Last turn of the day is down the Whittemore Gulch Trail, which tracks along more manzanita scrub for awhile but heads back into the redwoods before too long. Total mileage: about 14.
One more great thing about Purisima: the trails all have a bed of pine needles that makes for soft walking most of the way, which is way kind to tender feet. My feet made it through long hikes on consecutive weekends with hardly a peep of complaint.
Beautiful trees and mist…
You sure those are caterpillars and not a small hiker..?
DSD
“Summit Stones & Adventure Musings”
Real fine shots, Tom! I’m willing to bet, however, that you walked on fir needles at Purisima, since there are acres of Douglas firs but pine trees are kinda rare there.
I looked this one up: Douglas fir is a member of Pinaceae, the Pine family. Therefore, Douglas Fir needles are also pine needles.

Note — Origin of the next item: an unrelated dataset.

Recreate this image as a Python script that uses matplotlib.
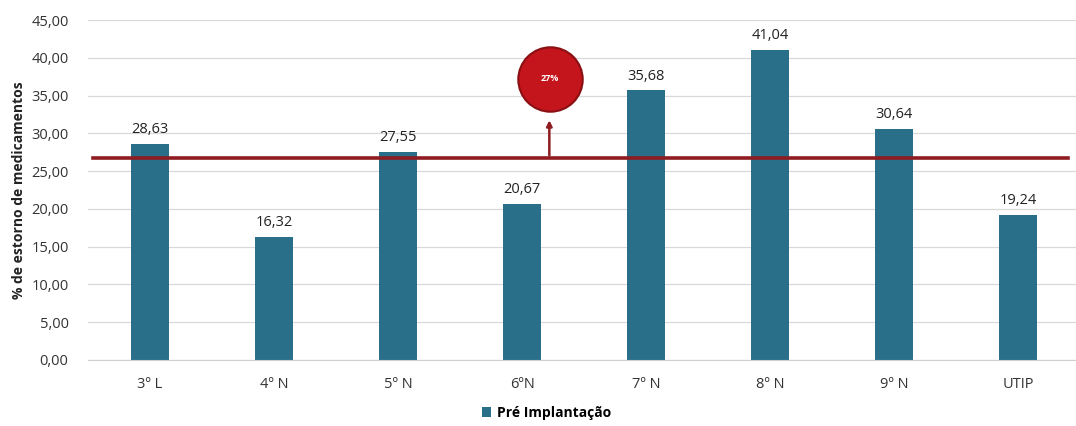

So beautiful, Tom, as always.
Great photos, Tom. I’m glad you enjoyed the hike to the lesser-known side of Purisima.
Vindu
I love Purisima. I was just there the other week with the San Mateo Flickr group.
Excellent photos Tom.
Erik
Thanks for all the encouraging words … I normally expect to come away from these forest hikes with a bunch of underexposed green blobs, I seem to be having better luck w/the new camera. Optical image stabilization really works!
I’m curious to know what kind of camera you actually used. I’m thinking of getting a new one just for such hikes!
Thanks,
Susan
Susan: it was a basic Canon A710IS (there’s probably a newer model out now) … a point-and-shoot that runs on AA batteries.